(Extracted records):
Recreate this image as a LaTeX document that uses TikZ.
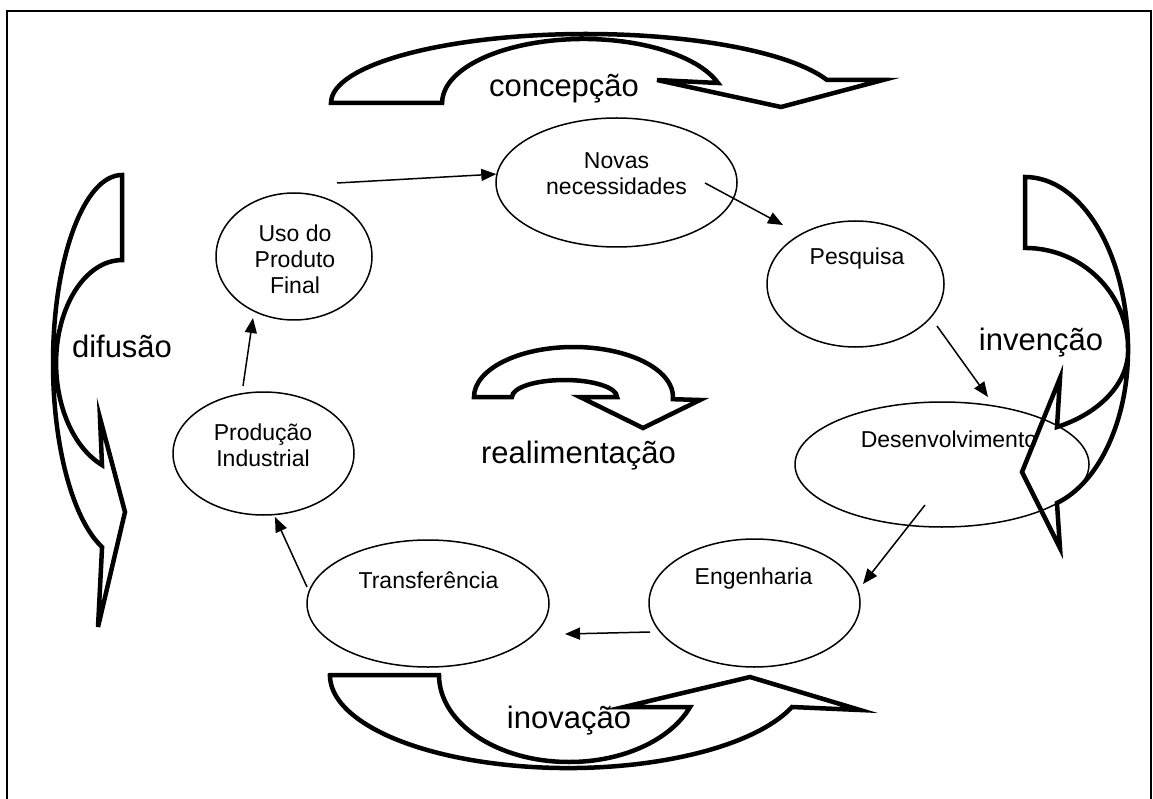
\documentclass[tikz,border=0pt]{standalone}
\usepackage{fontspec}
\setmainfont{Liberation Sans}
\usetikzlibrary{arrows.meta,shapes.geometric}
\begin{document}
\begin{tikzpicture}[x=1pt,y=-1pt,
  oval/.style={draw, ellipse, line width=1.5pt, inner sep=0pt},
  lbl/.style={font=\fontsize{23}{26}\selectfont, align=center, inner sep=0pt},
  big/.style={font=\fontsize{31}{36}\selectfont, inner sep=0pt, anchor=base},
  flow/.style={line width=1.5pt, -{Triangle[length=15pt,width=12pt]}},
  band/.style={line width=4.5pt, line join=miter},
]
\useasboundingbox (0,0) rectangle (1153,799);
\clip (0,0) rectangle (1153,799);

% open frame (bottom edge lies below the page)
\draw[line width=2pt] (7,820) -- (7,11) -- (1151,11) -- (1151,820);

% stages of the cycle
\node[oval, minimum width=241pt, minimum height=129pt] (nov) at (616.5,182.5) {};
\node[oval, minimum width=156pt, minimum height=127pt] (uso) at (294,256.5) {};
\node[oval, minimum width=177pt, minimum height=126pt] (pes) at (855.5,284) {};
\node[oval, minimum width=294pt, minimum height=125pt] (des) at (942,464.5) {};
\node[oval, minimum width=181pt, minimum height=123pt] (pro) at (263.5,453.5) {};
\node[oval, minimum width=242pt, minimum height=127pt] (tra) at (428,603.5) {};
\node[oval, minimum width=211pt, minimum height=128pt] (eng) at (754.5,603) {};

\node[lbl] (novT) at (616.5,174) {Novas\\necessidades};
\node[lbl] (usoT) at (295,259) {Uso do\\Produto\\Final};
\node[lbl] (pesT) at (857,259) {Pesquisa};
\node[lbl] (desT) at (949,439) {Desenvolvimento};
\node[lbl] (proT) at (263,445.5) {Produção\\Industrial};
\node[lbl] (traT) at (428.5,580) {Transferência};
\node[lbl] (engT) at (753.5,579) {Engenharia};

% connector end points
\coordinate (a0) at (337,183);
\coordinate (b0) at (705,183); \coordinate (b1) at (783,225);
\coordinate (c0) at (937,326); \coordinate (c1) at (988,397);
\coordinate (d0) at (925,505); \coordinate (d1) at (863,584);
\coordinate (e0) at (650,632); \coordinate (e1) at (565,634);
\coordinate (f0) at (307,587); \coordinate (f1) at (275,517);
\coordinate (g0) at (243,386); \coordinate (g1) at (253,318);

\draw[flow] (a0) -- (nov.176);
\draw[flow] (b0) -- (b1);
\draw[flow] (c0) -- (c1);
\draw[flow] (d0) -- (d1);
\draw[flow] (e0) -- (e1);
\draw[flow] (f0) -- (f1);
\draw[flow] (g0) -- (g1);

% curved block arrows
% top: concepcao
\draw[band] (331,103) arc[start angle=180, end angle=340.5, x radius=255.3, y radius=69]
  -- (883,80) -- (781,107) -- (657,80) -- (718,83)
  arc[start angle=341.8, end angle=180, x radius=141.5, y radius=64] -- cycle;
% bottom: inovacao
\draw[band] (330,675) -- (439,675)
  arc[start angle=180, end angle=21.6, x radius=130.1, y radius=87]
  -- (624,707) -- (750,677) -- (860,710) -- (792,707)
  arc[start angle=20.1, end angle=180, x radius=238.3, y radius=93] -- cycle;
% left: difusao
\draw[band] (122,175)
  arc[start angle=270, end angle=180, x radius=69, y radius=188]
  arc[start angle=180, end angle=109.3, x radius=73.3, y radius=195]
  -- (98,627) -- (125,512) -- (100,418) -- (102,465)
  arc[start angle=112.1, end angle=180, x radius=73.6, y radius=110]
  arc[start angle=180, end angle=270, x radius=66, y radius=103] -- cycle;
% right: invencao
\draw[band] (1025,177)
  arc[start angle=270, end angle=360, x radius=103, y radius=173]
  arc[start angle=0, end angle=73, x radius=100.4, y radius=160]
  -- (1060,548) -- (1022,472) -- (1060,378) -- (1057,427)
  arc[start angle=65, end angle=0, x radius=123.3, y radius=85]
  arc[start angle=0, end angle=-90, x radius=103, y radius=102] -- cycle;
% centre: realimentacao
\draw[band] (474,397)
  arc[start angle=180, end angle=362.5, x radius=99.5, y radius=50]
  -- (700,400) -- (643,428) -- (580,397) -- (617,397)
  arc[start angle=0, end angle=-180, x radius=52.5, y radius=17] -- cycle;

% phase labels
\node[big] (tC) at (564,97) {concepção};
\node[big] (tD) at (122,357) {difusão};
\node[big] (tI) at (1041,350) {invenção};
\node[big] (tR) at (578.5,463) {realimentação};
\node[big] (tN) at (569,728) {inovação};
\end{tikzpicture}
\end{document}
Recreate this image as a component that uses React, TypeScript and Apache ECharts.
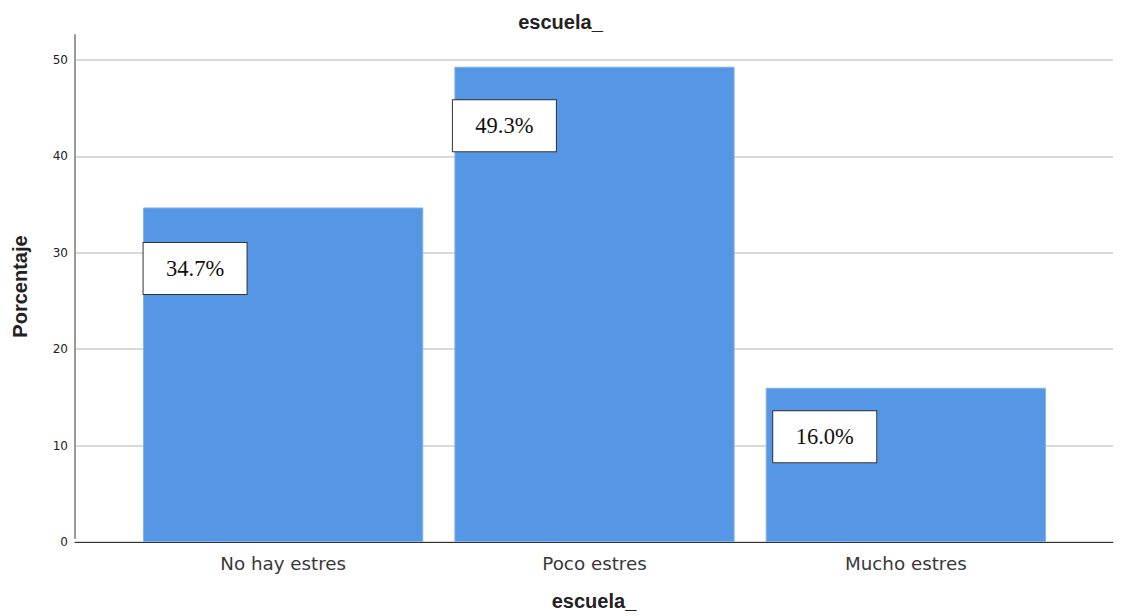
import React, { useEffect, useRef } from "react";
import * as echarts from "echarts";

const categories = ["No hay estres", "Poco estres", "Mucho estres"];
const values = [34.7, 49.3, 16.0];
const labelTexts = ["34.7%", "49.3%", "16.0%"];
const yTicks = [0, 10, 20, 30, 40, 50];
const titleText = "escuela_";
const yName = "Porcentaje";
const xName = "escuela_";

// label box placement relative to each bar (presentation only)
const labelPos: [number, number][] = [
  [52, 61],
  [50, 59],
  [59, 49],
];

export default function App() {
  const ref = useRef<HTMLDivElement>(null);
  useEffect(() => {
    if (!ref.current) return;
    const chart = echarts.init(ref.current, undefined, { renderer: "svg" });
    const sans = "DejaVu Sans, Verdana, sans-serif";
    const boldText = {
      fontFamily: "Liberation Sans, Arial, sans-serif",
      fontSize: 20,
      fontWeight: "bold",
      color: "#222",
    };
    chart.setOption({
      animation: false,
      backgroundColor: "#ffffff",
      title: {
        text: titleText,
        left: "center",
        top: 7,
        textStyle: boldText,
      },
      grid: [
        { left: 75, right: 8, top: 35, bottom: 74 },
        { left: 75, right: 8, top: 60, bottom: 74 },
        { left: 127.5, right: 59.5, top: 60, bottom: 74 },
      ],
      xAxis: [
        {
          gridIndex: 0,
          type: "value",
          min: 0,
          max: 1,
          axisLine: { show: false },
          axisTick: { show: false },
          axisLabel: { show: false },
          splitLine: { show: false },
          name: xName,
          nameLocation: "middle",
          nameGap: 53,
          nameTextStyle: boldText,
        },
        {
          gridIndex: 1,
          type: "value",
          min: 0,
          max: 1,
          axisLine: { show: true, lineStyle: { color: "#333", width: 1 } },
          axisTick: { show: false },
          axisLabel: { show: false },
          splitLine: { show: false },
        },
        {
          gridIndex: 2,
          type: "category",
          data: categories,
          axisLine: { show: false },
          axisTick: { show: false },
          axisLabel: {
            fontFamily: sans,
            fontSize: 18.3,
            color: "#383838",
            margin: 12,
          },
          splitLine: { show: false },
        },
      ],
      yAxis: [
        {
          gridIndex: 0,
          type: "value",
          min: 0,
          max: 52.6,
          axisLine: { show: true, lineStyle: { color: "#999", width: 2 } },
          axisTick: { show: false },
          axisLabel: { show: false },
          splitLine: { show: false },
          name: yName,
          nameLocation: "middle",
          nameGap: 45,
          nameTextStyle: boldText,
        },
        {
          gridIndex: 1,
          type: "value",
          min: yTicks[0],
          max: yTicks[yTicks.length - 1],
          interval: 10,
          axisLine: { show: false },
          axisTick: { show: false },
          axisLabel: { fontFamily: sans, fontSize: 12, color: "#222", margin: 7 },
          splitLine: { show: true, lineStyle: { color: "#d9d9d9", width: 2 } },
        },
        {
          gridIndex: 2,
          type: "value",
          min: yTicks[0],
          max: yTicks[yTicks.length - 1],
          show: false,
        },
      ],
      series: [
        {
          type: "bar",
          xAxisIndex: 2,
          yAxisIndex: 2,
          barWidth: "90%",
          itemStyle: { color: "#5596e5", borderColor: "#7fb0ec", borderWidth: 1 },
          data: values.map((v, i) => ({
            value: v,
            label: {
              show: true,
              position: labelPos[i],
              formatter: labelTexts[i],
              fontFamily: "Liberation Serif, Times New Roman, serif",
              fontSize: 22.5,
              color: "#111",
              backgroundColor: "#ffffff",
              borderColor: "#333",
              borderWidth: 1,
              width: 103,
              height: 51,
              lineHeight: 51,
              align: "center",
              verticalAlign: "middle",
            },
          })),
        },
      ],
    });
    return () => chart.dispose();
  }, []);
  return (
    <div
      ref={ref}
      style={{ position: "absolute", left: 0, top: 0, width: 1121, height: 616 }}
    />
  );
}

(Short exercise):
The answer is a single number: how many lines include the word "that"?

(Written answer):
2